======== The data

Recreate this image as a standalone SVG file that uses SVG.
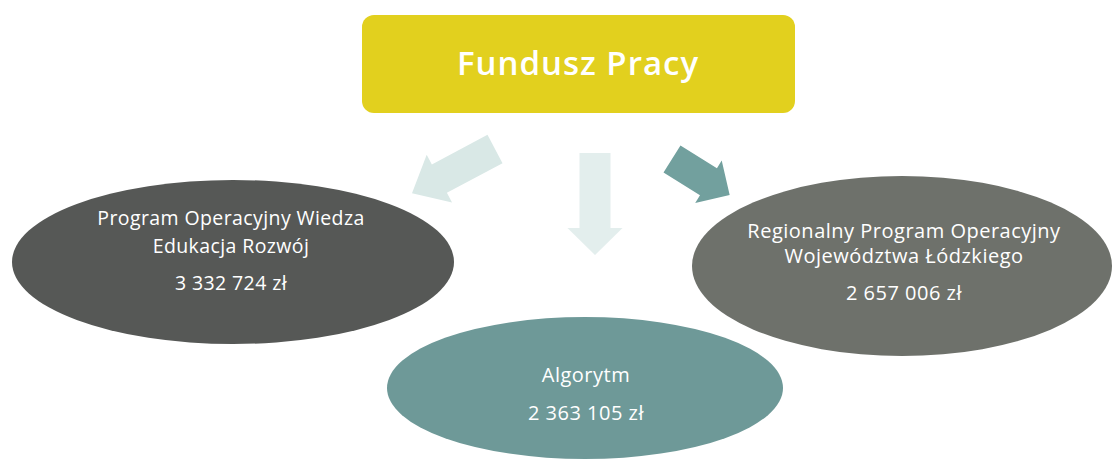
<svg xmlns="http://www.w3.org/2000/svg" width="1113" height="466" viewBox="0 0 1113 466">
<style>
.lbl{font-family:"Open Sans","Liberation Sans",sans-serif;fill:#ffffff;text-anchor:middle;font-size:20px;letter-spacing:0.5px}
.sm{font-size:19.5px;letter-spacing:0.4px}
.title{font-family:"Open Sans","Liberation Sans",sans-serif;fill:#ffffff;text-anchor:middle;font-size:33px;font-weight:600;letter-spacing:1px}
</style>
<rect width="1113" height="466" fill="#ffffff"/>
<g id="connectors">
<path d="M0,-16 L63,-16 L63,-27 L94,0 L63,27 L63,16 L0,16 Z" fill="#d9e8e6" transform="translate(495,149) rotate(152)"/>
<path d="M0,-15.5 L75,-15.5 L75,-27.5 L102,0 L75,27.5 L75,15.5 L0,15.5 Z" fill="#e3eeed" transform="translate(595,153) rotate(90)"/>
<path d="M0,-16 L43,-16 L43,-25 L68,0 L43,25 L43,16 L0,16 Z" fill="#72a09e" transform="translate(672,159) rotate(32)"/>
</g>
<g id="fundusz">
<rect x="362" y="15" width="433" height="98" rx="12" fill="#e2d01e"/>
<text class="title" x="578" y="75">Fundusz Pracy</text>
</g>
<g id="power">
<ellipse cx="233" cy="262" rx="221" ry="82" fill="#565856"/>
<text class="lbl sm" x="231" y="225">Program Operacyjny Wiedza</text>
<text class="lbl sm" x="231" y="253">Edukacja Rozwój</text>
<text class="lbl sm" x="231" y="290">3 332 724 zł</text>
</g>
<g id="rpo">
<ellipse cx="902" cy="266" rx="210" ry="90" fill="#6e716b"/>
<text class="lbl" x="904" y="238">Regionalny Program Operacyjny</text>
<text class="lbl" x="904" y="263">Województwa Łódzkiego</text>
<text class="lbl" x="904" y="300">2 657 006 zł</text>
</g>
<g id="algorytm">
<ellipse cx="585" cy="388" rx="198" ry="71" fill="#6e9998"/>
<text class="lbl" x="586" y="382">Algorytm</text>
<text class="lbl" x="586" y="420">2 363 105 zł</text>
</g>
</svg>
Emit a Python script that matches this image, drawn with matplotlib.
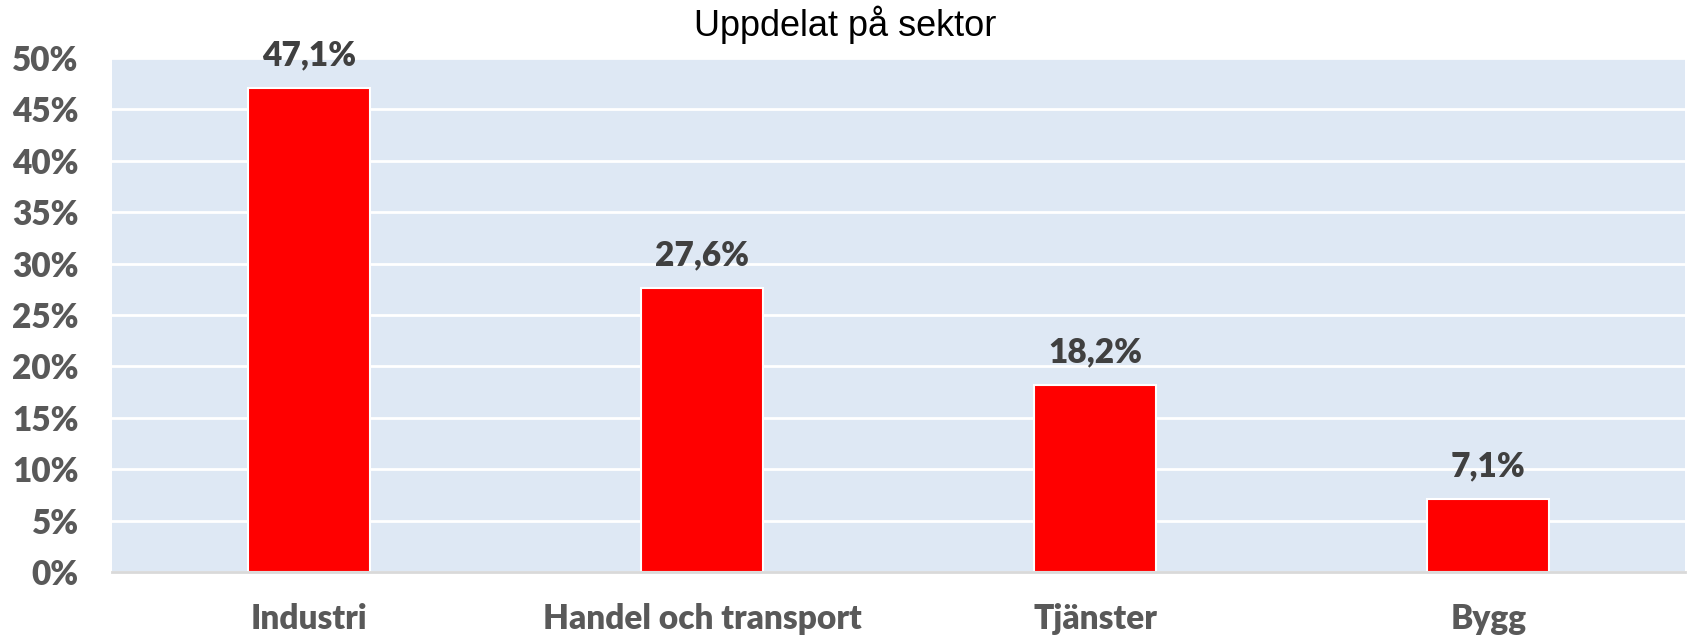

================

-- Given problem --
Pull out all lines containing "that".

-- Output of the task --
Recreate this image as a standalone SVG file that uses SVG.
Emit a Python script that matches this image, drawn with matplotlib.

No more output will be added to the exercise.